Not all of the ventures bore fruit, and advertisers would resist some of her sales push. In 2015, for example, NBC devised a vague offer around the variety program “Best Time Ever With Neil Patrick Harris” that would give viewers a chance to “win the ads.” The concept was never explained in full detail, and was eventually scrapped — even though it was unveiled during one of NBC’s upfront presentations.

In more recent years, Yaccarino tried to broaden the revenue streams she oversaw. She steered NBCU into e-commerce and pushed to launch a new audience-measurement technology that could outdo Nielsen’s.

There have been some signs that NBCU is remodeling the architecture she put in place. Two key Yaccarino lieutenants who had been involved in some of her new initiatives, have left the company. Krishan Bhatia, the chief business officer for NBCU’s ad-sales division, and Kelly Abcarian, a former Nielsen executive hired to push advertisers to embrace the company’s audience-measurement ventures, both exited in recent weeks. The ad-sales unit has also scaled back some of its publicity. Under Yaccarino, the division eagerly unveiled tens of announcements, some of them quite incremental, and which some rivals would dismiss as “vaporware.”
Mark Marshall, NBCU’s new ad-sales chairman, recently raised eyebrows by installing a senior sales executive from Roku as a second-in-command. Media buyers see the hire as a clear sign that the company sees streaming and audience-buying as becoming a bigger part of its business than linear TV and traditional Nielsen ratings.
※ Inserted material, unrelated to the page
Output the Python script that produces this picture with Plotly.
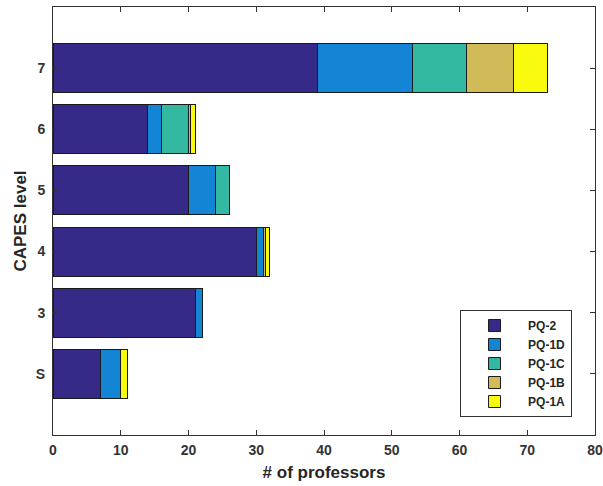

Now Yaccarino must look forward. She “is the quintessential Italian mother. She will not allow herself to fail,” says Paskalis, who has maintained a long business relationship with the executive. “She didn’t accept this role knowing that [Musk] had these anti-Semitic feelings. She is a person of high moral character and great integrity.” But he fears for her the longer she stays in her current role. “I don’t think Linda knows how to give up, even though the lights are flashing red, and she needs to think about her personal reputation more than success in the role of CEO.”